■ **STATED PROBLEM**: Your task is to copy the material exactly.

■ **INFORMATION SUPPLIED**:
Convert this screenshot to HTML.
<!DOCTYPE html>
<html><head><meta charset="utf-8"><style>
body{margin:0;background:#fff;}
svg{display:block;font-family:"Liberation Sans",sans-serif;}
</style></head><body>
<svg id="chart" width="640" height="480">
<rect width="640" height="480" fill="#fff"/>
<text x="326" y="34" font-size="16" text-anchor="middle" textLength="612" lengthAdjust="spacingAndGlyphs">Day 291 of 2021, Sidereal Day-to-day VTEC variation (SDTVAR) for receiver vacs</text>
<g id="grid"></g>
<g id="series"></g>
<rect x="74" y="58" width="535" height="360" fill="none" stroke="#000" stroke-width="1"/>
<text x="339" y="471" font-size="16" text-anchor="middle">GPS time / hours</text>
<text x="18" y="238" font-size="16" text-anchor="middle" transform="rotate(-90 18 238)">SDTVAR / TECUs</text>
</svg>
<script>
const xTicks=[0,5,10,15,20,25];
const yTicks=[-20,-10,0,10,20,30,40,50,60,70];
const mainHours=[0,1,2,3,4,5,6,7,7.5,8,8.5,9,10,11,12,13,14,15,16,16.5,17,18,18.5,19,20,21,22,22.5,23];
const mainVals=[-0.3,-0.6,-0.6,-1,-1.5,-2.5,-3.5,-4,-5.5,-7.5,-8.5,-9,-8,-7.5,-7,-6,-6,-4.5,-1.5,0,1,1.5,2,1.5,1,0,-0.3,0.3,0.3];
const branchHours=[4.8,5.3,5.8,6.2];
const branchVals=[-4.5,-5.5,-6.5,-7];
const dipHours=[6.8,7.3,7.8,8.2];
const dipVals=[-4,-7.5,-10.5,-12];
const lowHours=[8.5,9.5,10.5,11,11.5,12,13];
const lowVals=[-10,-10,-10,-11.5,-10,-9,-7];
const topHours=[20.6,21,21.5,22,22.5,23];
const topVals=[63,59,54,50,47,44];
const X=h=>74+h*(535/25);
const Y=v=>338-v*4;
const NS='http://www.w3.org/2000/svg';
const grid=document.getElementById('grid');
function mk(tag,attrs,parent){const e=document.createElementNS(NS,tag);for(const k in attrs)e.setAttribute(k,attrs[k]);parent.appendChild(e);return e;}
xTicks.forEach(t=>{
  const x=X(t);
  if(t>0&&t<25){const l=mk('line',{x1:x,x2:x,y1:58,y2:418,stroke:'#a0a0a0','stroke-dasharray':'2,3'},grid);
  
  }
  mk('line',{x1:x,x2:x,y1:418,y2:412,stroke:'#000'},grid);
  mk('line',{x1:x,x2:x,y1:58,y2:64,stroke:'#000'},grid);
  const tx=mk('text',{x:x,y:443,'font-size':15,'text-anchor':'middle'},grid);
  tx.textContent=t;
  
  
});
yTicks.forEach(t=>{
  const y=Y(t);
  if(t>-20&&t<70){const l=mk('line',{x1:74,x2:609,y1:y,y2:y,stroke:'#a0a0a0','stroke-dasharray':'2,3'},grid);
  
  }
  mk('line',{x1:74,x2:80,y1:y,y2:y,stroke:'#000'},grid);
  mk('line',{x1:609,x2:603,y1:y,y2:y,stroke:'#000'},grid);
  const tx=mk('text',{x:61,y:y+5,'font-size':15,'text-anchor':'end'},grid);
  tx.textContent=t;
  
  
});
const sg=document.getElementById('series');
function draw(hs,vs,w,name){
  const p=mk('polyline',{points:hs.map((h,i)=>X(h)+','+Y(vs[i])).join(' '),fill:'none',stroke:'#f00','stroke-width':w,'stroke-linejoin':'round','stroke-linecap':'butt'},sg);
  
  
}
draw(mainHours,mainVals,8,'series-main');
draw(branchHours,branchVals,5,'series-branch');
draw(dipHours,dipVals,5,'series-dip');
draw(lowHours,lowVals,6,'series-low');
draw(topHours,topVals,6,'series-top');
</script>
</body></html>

■ **RESULT OF THIS TASK**:
Convert this screenshot to HTML.
<!DOCTYPE html>
<html><head><meta charset="utf-8"><style>
body{margin:0;background:#fff;}
svg{display:block;font-family:"Liberation Sans",sans-serif;}
</style></head><body>
<svg id="chart" width="640" height="480">
<rect width="640" height="480" fill="#fff"/>
<text x="326" y="34" font-size="16" text-anchor="middle" textLength="612" lengthAdjust="spacingAndGlyphs">Day 291 of 2021, Sidereal Day-to-day VTEC variation (SDTVAR) for receiver vacs</text>
<g id="grid"></g>
<g id="series"></g>
<rect x="74" y="58" width="535" height="360" fill="none" stroke="#000" stroke-width="1"/>
<text x="339" y="471" font-size="16" text-anchor="middle">GPS time / hours</text>
<text x="18" y="238" font-size="16" text-anchor="middle" transform="rotate(-90 18 238)">SDTVAR / TECUs</text>
</svg>
<script>
const xTicks=[0,5,10,15,20,25];
const yTicks=[-20,-10,0,10,20,30,40,50,60,70];
const mainHours=[0,1,2,3,4,5,6,7,7.5,8,8.5,9,10,11,12,13,14,15,16,16.5,17,18,18.5,19,20,21,22,22.5,23];
const mainVals=[-0.3,-0.6,-0.6,-1,-1.5,-2.5,-3.5,-4,-5.5,-7.5,-8.5,-9,-8,-7.5,-7,-6,-6,-4.5,-1.5,0,1,1.5,2,1.5,1,0,-0.3,0.3,0.3];
const branchHours=[4.8,5.3,5.8,6.2];
const branchVals=[-4.5,-5.5,-6.5,-7];
const dipHours=[6.8,7.3,7.8,8.2];
const dipVals=[-4,-7.5,-10.5,-12];
const lowHours=[8.5,9.5,10.5,11,11.5,12,13];
const lowVals=[-10,-10,-10,-11.5,-10,-9,-7];
const topHours=[20.6,21,21.5,22,22.5,23];
const topVals=[63,59,54,50,47,44];
const X=h=>74+h*(535/25);
const Y=v=>338-v*4;
const NS='http://www.w3.org/2000/svg';
const grid=document.getElementById('grid');
function mk(tag,attrs,parent){const e=document.createElementNS(NS,tag);for(const k in attrs)e.setAttribute(k,attrs[k]);parent.appendChild(e);return e;}
xTicks.forEach(t=>{
  const x=X(t);
  if(t>0&&t<25){const l=mk('line',{x1:x,x2:x,y1:58,y2:418,stroke:'#a0a0a0','stroke-dasharray':'2,3'},grid);
  
  }
  mk('line',{x1:x,x2:x,y1:418,y2:412,stroke:'#000'},grid);
  mk('line',{x1:x,x2:x,y1:58,y2:64,stroke:'#000'},grid);
  const tx=mk('text',{x:x,y:443,'font-size':15,'text-anchor':'middle'},grid);
  tx.textContent=t;
  
  
});
yTicks.forEach(t=>{
  const y=Y(t);
  if(t>-20&&t<70){const l=mk('line',{x1:74,x2:609,y1:y,y2:y,stroke:'#a0a0a0','stroke-dasharray':'2,3'},grid);
  
  }
  mk('line',{x1:74,x2:80,y1:y,y2:y,stroke:'#000'},grid);
  mk('line',{x1:609,x2:603,y1:y,y2:y,stroke:'#000'},grid);
  const tx=mk('text',{x:61,y:y+5,'font-size':15,'text-anchor':'end'},grid);
  tx.textContent=t;
  
  
});
const sg=document.getElementById('series');
function draw(hs,vs,w,name){
  const p=mk('polyline',{points:hs.map((h,i)=>X(h)+','+Y(vs[i])).join(' '),fill:'none',stroke:'#f00','stroke-width':w,'stroke-linejoin':'round','stroke-linecap':'butt'},sg);
  
  
}
draw(mainHours,mainVals,8,'series-main');
draw(branchHours,branchVals,5,'series-branch');
draw(dipHours,dipVals,5,'series-dip');
draw(lowHours,lowVals,6,'series-low');
draw(topHours,topVals,6,'series-top');
</script>
</body></html>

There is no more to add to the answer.